In 1923 Preobrazhensky authored the "Platform of the Forty-Six," which attacked the growing bureaucratization and authoritarianism of the Party apparatus. Also in 1923 he published On Morality and Class Norms, in which he attacked the apparatus's growing privileges. From this point Preobrazhensky became a close ally of Leon Trotsky and a leader of the various Trotskyist oppositions. Following the suppression of the 1927 Joint Opposition, he was expelled from the Party in 1928, but in 1929 became one of the first Trotskyists to recant his views and return to the Party fold. He was arrested in 1935 and testified against Grigory Zinoviev and Lev Kamenev at the first Moscow show trial in 1936. He was scheduled to be a defendant in the second trial in 1937, but refused to confess and was shot in secret in that same year. He was rehabilitated during Gorbachev's perestroika.

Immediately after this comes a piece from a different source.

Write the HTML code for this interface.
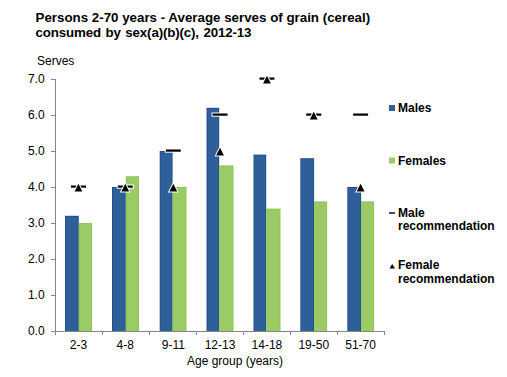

Preobrazhensky was a major theorist and one of the Soviet Union's leading economists of the 1920s. He opposed Stalin's and Bukharin's policy of "Socialism in One Country" and the slow pace of industrialization. In his major work, The New Economics, he put forward the theory of primary socialist accumulation, in which he argued that successful industrial development had to extract resources from the peasant economy. However, he resolutely opposed the use of force to achieve this, and by 1927 had concluded that only a revolution in the advanced countries of Western Europe could save the Soviet Union from a political and economic impasse. While he purported to welcome Stalin's solution to this dilemma (forced collectivization and industrialization), in 1932 he published his second theoretical masterpiece, The Decline of Capitalism. This was a serious analysis in its own right of the Great Depression, but it contained a less-than-veiled attack on Stalin's five-year plans and the policy of developing heavy industry at the expense of consumption.
See also: bukharin, nikolai ivanovich; stalin, josef vissarionovich; trotsky, leon davidovich
bibliography
Day, Richard B. (1981). The "Crisis" and the "Crash": Soviet Studies of the West (1917–1939). London: NLB.
Erlich, Alexander. (1960). The Soviet Industrialization Debate. Cambridge, MA: Harvard University Press.
Preobrazhensky, E. A. (1965). The New Economics. Oxford: Clarendon.
Preobrazhensky, E. A. (1973). From NEP to Socialism. London: New Park.
Preobrazhensky, E. A. (1980). The Crisis of Soviet Industrialization, ed. Donald A. Filtzer. London: Macmillan.
Preobrazhensky, E. A. (1985). The Decline of Capitalism, ed. Richard B. Day. Armonk, NY: M. E. Sharpe.